The subject-matter waiver doctrine generally provides that a company’s voluntary disclosure of a privileged document not only waives privilege protection over that document but also over undisclosed privileged documents that pertain to the same subject matter.

An in-house lawyer should understand the subject-matter waiver doctrine and assess its scope and consequences before approving the disclosure of a document. In other words, take a proactive approach rather than a reactive one.

A question of scope

There is substantial legal authority on these implied-waiver doctrines that allow in-house counsel to understand and apply them. However, there is comparatively little legal authority on the scope of voluntary waiver, the primary issue being who within the company has the authority to waive the privilege.

For example, if an in-house lawyer conveys legal advice to a division manager, and that manager—without approval from the in-house lawyer—forwards that advice to a third party, is that waiver? Did that manager have the authority to waive the privilege?

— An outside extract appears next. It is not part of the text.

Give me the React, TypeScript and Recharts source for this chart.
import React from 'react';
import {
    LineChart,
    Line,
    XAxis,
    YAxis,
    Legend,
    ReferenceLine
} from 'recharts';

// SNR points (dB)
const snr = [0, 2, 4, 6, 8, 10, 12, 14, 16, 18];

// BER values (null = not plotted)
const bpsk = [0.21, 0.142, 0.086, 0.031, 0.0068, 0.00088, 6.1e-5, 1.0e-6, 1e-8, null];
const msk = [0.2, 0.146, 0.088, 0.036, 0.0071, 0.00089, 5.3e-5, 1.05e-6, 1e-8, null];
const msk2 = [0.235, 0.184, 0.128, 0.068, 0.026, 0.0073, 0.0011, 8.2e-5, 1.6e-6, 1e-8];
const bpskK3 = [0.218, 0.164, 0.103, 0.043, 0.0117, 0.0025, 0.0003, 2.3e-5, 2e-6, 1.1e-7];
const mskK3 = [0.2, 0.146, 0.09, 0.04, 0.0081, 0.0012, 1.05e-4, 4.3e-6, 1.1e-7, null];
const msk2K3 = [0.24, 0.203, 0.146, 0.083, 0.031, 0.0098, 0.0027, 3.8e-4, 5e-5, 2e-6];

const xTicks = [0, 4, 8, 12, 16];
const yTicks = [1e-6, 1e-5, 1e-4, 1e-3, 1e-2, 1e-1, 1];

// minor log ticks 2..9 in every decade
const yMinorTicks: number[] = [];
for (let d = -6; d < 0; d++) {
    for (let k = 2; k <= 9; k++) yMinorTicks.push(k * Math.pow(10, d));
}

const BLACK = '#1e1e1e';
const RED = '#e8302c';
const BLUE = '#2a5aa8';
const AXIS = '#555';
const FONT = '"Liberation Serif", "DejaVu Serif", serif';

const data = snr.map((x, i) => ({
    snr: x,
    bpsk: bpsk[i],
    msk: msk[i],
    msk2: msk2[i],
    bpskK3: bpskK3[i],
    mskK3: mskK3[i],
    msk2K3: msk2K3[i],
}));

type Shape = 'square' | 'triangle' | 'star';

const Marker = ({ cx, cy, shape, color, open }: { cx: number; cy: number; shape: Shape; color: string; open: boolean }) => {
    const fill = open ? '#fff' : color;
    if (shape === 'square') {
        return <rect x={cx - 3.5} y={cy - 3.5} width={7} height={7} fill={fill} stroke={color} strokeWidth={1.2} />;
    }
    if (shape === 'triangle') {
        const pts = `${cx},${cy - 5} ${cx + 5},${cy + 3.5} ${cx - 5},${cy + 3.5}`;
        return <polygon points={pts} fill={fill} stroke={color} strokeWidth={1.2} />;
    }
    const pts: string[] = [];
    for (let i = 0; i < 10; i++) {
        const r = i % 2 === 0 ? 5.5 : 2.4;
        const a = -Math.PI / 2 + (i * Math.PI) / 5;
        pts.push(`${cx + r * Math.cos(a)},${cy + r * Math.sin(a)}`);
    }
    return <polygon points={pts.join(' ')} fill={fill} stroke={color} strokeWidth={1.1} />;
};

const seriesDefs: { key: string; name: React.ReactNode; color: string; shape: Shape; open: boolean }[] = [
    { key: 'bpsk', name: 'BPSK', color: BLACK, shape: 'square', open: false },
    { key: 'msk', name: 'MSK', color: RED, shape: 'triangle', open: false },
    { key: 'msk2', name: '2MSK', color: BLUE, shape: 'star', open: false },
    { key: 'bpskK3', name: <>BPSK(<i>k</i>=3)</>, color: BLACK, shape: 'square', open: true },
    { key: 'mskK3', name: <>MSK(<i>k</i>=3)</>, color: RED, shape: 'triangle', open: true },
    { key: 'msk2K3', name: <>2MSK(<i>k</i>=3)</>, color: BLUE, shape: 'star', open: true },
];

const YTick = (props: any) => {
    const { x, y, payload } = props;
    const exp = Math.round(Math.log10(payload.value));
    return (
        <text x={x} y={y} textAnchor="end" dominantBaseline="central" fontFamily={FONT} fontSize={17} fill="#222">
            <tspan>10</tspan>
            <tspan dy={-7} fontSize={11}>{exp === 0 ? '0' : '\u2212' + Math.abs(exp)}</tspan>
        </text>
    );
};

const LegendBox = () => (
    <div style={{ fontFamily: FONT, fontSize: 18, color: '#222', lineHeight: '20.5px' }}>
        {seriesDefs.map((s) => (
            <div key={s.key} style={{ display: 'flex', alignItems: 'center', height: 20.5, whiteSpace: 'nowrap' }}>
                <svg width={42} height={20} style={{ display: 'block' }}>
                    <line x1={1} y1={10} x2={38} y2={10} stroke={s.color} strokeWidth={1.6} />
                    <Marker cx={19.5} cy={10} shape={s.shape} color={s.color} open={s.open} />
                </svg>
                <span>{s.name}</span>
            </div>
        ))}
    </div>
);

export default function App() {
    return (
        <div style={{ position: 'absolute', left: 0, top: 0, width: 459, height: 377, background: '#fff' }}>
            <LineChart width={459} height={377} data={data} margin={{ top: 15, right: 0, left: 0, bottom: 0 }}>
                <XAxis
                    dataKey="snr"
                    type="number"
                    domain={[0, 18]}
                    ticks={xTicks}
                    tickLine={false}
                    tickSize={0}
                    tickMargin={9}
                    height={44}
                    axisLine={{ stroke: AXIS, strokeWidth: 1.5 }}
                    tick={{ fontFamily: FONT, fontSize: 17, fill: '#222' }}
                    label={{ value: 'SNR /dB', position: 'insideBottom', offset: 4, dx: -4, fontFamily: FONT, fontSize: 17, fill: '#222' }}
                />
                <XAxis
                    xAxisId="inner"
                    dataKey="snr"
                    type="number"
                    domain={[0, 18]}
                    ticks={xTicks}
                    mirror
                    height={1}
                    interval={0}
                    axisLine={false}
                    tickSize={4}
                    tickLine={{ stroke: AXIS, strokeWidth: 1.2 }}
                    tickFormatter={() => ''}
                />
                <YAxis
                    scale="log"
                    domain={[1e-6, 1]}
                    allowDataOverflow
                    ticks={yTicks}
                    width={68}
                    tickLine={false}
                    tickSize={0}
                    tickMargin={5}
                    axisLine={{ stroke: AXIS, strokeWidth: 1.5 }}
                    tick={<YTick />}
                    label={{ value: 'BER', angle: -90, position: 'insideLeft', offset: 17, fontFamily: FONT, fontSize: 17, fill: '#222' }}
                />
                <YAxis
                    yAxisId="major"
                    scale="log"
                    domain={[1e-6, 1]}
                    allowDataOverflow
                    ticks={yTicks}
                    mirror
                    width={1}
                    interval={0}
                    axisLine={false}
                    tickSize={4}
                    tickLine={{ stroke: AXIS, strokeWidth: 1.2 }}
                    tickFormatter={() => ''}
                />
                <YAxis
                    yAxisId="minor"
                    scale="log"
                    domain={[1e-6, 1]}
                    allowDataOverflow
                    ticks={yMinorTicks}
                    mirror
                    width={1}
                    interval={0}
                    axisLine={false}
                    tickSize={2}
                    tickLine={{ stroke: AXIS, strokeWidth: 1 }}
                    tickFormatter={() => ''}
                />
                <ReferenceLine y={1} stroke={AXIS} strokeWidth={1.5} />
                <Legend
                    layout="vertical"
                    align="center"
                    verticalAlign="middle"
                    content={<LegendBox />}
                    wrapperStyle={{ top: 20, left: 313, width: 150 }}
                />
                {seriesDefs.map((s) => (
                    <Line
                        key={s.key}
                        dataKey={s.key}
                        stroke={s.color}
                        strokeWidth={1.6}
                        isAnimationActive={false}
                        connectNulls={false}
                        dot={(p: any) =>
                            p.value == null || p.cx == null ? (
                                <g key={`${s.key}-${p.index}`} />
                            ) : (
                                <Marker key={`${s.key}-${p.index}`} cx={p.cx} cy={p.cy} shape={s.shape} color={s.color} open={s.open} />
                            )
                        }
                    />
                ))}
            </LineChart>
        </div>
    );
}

Certainly, a corporate entity’s governing board has the authority to waive the privilege, but in reality, privilege-waiver decisions rarely reach those bodies. Courts generally hold that a company’s in-house and outside counsel have implied authority to waive the entity’s privilege.

Waivers and the C-suite

A CEO typically has inherent authority to waive the privilege, as one top executive learned the hard way. In pre-suit discussions with a competitor, a CEO revealed that the company’s lawyers had concluded that the competitor’s conduct constituted patent infringement.

During discovery in the subsequent patent infringement case, the trial judge ruled that the CEO’s disclosure of the lawyer’s conclusions was substantial enough to constitute a privilege waiver. The court did not even discuss the CEO’s authority to have made those revealing statements, assuming the authority existed because of his position.

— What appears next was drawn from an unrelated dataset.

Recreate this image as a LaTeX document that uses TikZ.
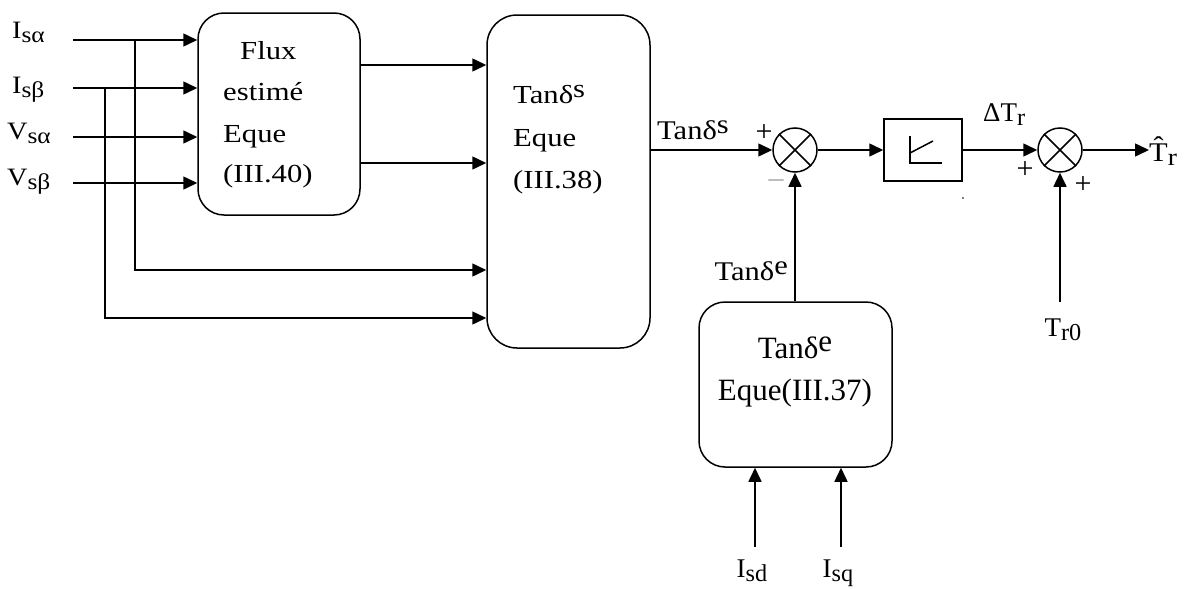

The identification of lower-level employees with the authority to waive the privilege invokes agency-law principles. Courts may require corporate entities to prove that an employee disclosing privileged communications did not have the actual or apparent authority to do so.

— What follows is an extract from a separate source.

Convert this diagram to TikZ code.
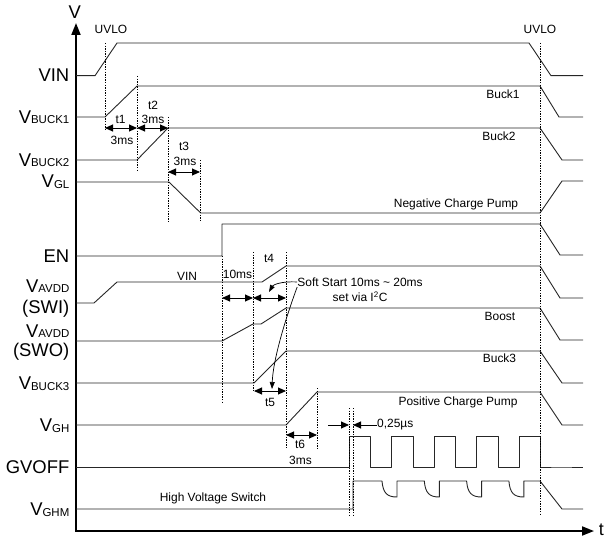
\documentclass[tikz,border=0pt]{standalone}
\usepackage{fontspec}
\setmainfont{Liberation Sans}
\usetikzlibrary{arrows.meta}

% signal name with a small subscript
\newcommand{\vsub}[1]{V{\fontsize{11.5}{12}\selectfont\raisebox{-0.5bp}{#1}}}

\begin{document}
\begin{tikzpicture}[
    x=1bp, y=-1bp,
    % Define styles for the elements
    wave/.style={
        line width=0.9bp,
        black!85,
        line join=round
      },
    axis/.style={
        line width=1.8bp,
        {Triangle[length=12bp,width=9bp]}-{Triangle[length=12bp,width=9bp]}
      },
    marker/.style={
        line width=0.6bp,
        dash pattern=on 1.4bp off 1.2bp
      },
    span/.style={
        line width=0.9bp,
        {Triangle[length=8bp,width=7bp]}-{Triangle[length=8bp,width=7bp]}
      },
    pointer/.style={
        line width=0.7bp,
        -{Triangle[length=7bp,width=5bp]}
      },
    signal/.style={
        anchor=base east,
        inner sep=0pt,
        font=\fontsize{18.5}{20}\selectfont
      },
    note/.style={
        inner sep=0pt,
        font=\fontsize{12}{14}\selectfont
      }
  ]
  \useasboundingbox (0,0) rectangle (609,537);

  % Axes
  \draw[axis] (76,23) -- (76,531) -- (594,531);
  \node[font=\fontsize{18.5}{20}\selectfont, inner sep=0pt, anchor=east] (vaxis) at (81,12) {V};
  \node[font=\fontsize{18}{20}\selectfont, inner sep=0pt, anchor=east] (taxis) at (604,530) {t};

  % Signal names
  \node[signal] (vin) at (69.5,82) {VIN};
  \node[signal] (vbuck1) at (69.5,123.5) {\vsub{BUCK1}};
  \node[signal] (vbuck2) at (69.5,166.5) {\vsub{BUCK2}};
  \node[signal] (vgl) at (69.5,188) {\vsub{GL}};
  \node[signal] (en) at (69.5,262) {EN};
  \node[signal] (vavddi) at (69.5,292) {\vsub{AVDD}};
  \node[signal] (swi) at (69.5,313) {(SWI)};
  \node[signal] (vavddo) at (69.5,337) {\vsub{AVDD}};
  \node[signal] (swo) at (69.5,356) {(SWO)};
  \node[signal] (vbuck3) at (69.5,389.5) {\vsub{BUCK3}};
  \node[signal] (vgh) at (69.5,431.5) {\vsub{GH}};
  \node[signal] (gvoff) at (69.5,473) {GVOFF};
  \node[signal] (vghm) at (69.5,515.5) {\vsub{GHM}};

  % Waveforms
  \draw[wave] (76,75.7) -- (95,75.7) -- (117,43) -- (529,43) -- (551,75.7) -- (583,75.7);
  \draw[wave] (76,117) -- (105,117) -- (137,86) -- (540,86) -- (559,117) -- (583,117);
  \draw[wave] (76,160) -- (137,160) -- (168,128) -- (540,128) -- (562,160) -- (583,160);
  \draw[wave] (76,182) -- (169,182) -- (200.7,213) -- (540,213) -- (562,181) -- (583,181);
  \draw[wave] (76,256) -- (222,256) -- (222,224) -- (540,224) -- (560,255) -- (583,255);
  \draw[wave] (76,303) -- (94,303) -- (117,282) -- (262,282) -- (286,266) -- (540,266) -- (560,298) -- (583,298);
  \draw[wave] (76,341) -- (222,341) -- (253,324) -- (261,324) -- (286,308) -- (540,308) -- (560,340) -- (583,340);
  \draw[wave] (76,383) -- (254,383) -- (286,351) -- (540,351) -- (562,383) -- (583,383);
  \draw[wave] (76,425) -- (286,425) -- (317,392) -- (540,392) -- (562,425) -- (583,425);
  \draw[wave] (76,467) -- (349,467)
    \foreach \k in {0,...,4} { -- ++(0,-31) -- ++(21.5,0) -- ++(0,31) -- ++(21,0) }
    -- (583,467);
  \draw[wave] (76,509) -- (353,509) -- (353,481)
    \foreach \k in {0,...,3} {
      -- ({382+42.3*\k},481)
      .. controls ({383+42.3*\k},493) and ({387+42.3*\k},497) .. ({397+42.3*\k},497)
      -- ({397+42.3*\k},481) }
    -- (540,481) -- (562,509) -- (583,509);

  % Time markers
  \draw[marker] (105,43) -- (105,130);
  \draw[marker] (137,76) -- (137,172);
  \draw[marker] (168,117) -- (168,222);
  \draw[marker] (200,160) -- (200,222);
  \draw[marker] (222,256) -- (222,402);
  \draw[marker] (253,252) -- (253,392);
  \draw[marker] (286,252) -- (286,448);
  \draw[marker] (317,388) -- (317,448);
  \draw[marker] (349,408) -- (349,517);
  \draw[marker] (353,408) -- (353,517);
  \draw[marker] (540,43) -- (540,515);

  % Delays between the rails
  \draw[span] (105,128) -- (137,128);
  \draw[span] (137,128) -- (168,128);
  \draw[span] (168,172) -- (200,172);
  \draw[span] (222,298) -- (253,298);
  \draw[span] (253,298) -- (286,298);
  \draw[span] (254,391) -- (286,391);
  \draw[span] (286,435) -- (317,435);
  \draw[-{Triangle[length=8bp,width=7bp]}, line width=0.9bp] (328,425) -- (349,425);
  \draw[-{Triangle[length=8bp,width=7bp]}, line width=0.9bp] (377,425) -- (353,425);

  % Labels
  \node[note] (uvlo1) at (111,29) {UVLO};
  \node[note] (uvlo2) at (540,29) {UVLO};
  \node[note] (buck1) at (503,94) {Buck1};
  \node[note] (buck2) at (499,136) {Buck2};
  \node[note] (t1) at (120.5,119) {t1};
  \node[note] (d1) at (122,140.5) {3ms};
  \node[note] (t2) at (153,105) {t2};
  \node[note] (d2) at (153,119) {3ms};
  \node[note] (t3) at (184,146) {t3};
  \node[note] (d3) at (185,161) {3ms};
  \node[note] (ncp) at (456,204) {Negative Charge Pump};
  \node[note] (vinlbl) at (187,276) {VIN};
  \node[note] (d4) at (237.5,274.5) {10ms};
  \node[note] (t4) at (269,258) {t4};
  \node[note] (softstart) at (360,282) {Soft Start 10ms \textasciitilde{} 20ms};
  \node[note] (softset) at (360,297) {set via I\textsuperscript{2}C};
  \node[note] (boost) at (500,316) {Boost};
  \node[note] (buck3) at (499.5,358) {Buck3};
  \node[note] (t5) at (270,402) {t5};
  \node[note] (pcp) at (458,402.5) {Positive Charge Pump};
  \node[note] (t6) at (300,444.5) {t6};
  \node[note] (d6) at (300.5,460) {3ms};
  \node[note, anchor=west] (dt) at (377,424.5) {0,25µs};
  \node[note] (hvs) at (213,498) {High Voltage Switch};

  % Soft start pointers
  \draw[pointer] (softstart.west) .. controls (281,281) and (273,285) .. (269,292);
  \draw[pointer] ([yshift=-5bp]softstart.west) .. controls (285,320) and (273,360) .. (272,389);

\end{tikzpicture}
\end{document}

The question will ultimately center on whether the scope of the employee’s duties encompassed the authority to waive the privilege. For example, a court will likely find a privilege waiver where an employee tasked with leading an acquisition discloses privileged communications about that transaction to third parties.

By contrast, a court would likely rule that a subordinate employee handling due diligence requests had no authority to disclose privileged communications to a third party.

Taking action

So, how can we look beyond the finished tapestry and see the weave of waiver? Let’s become proactive rather than reactive. Consider a general policy that identifies those positions in the corporate hierarchy that have the authority to waive the privilege.

When a significant project arises—mergers, contract negotiations, government investigations, or HR investigations—in-house counsel should consider expressly identifying the person who has sole authority to waive the privilege or expressly retain that authority for herself.

General training of key employees about establishing and maintaining the privilege will at least alert those employees to the threads that can lead to privilege waiver.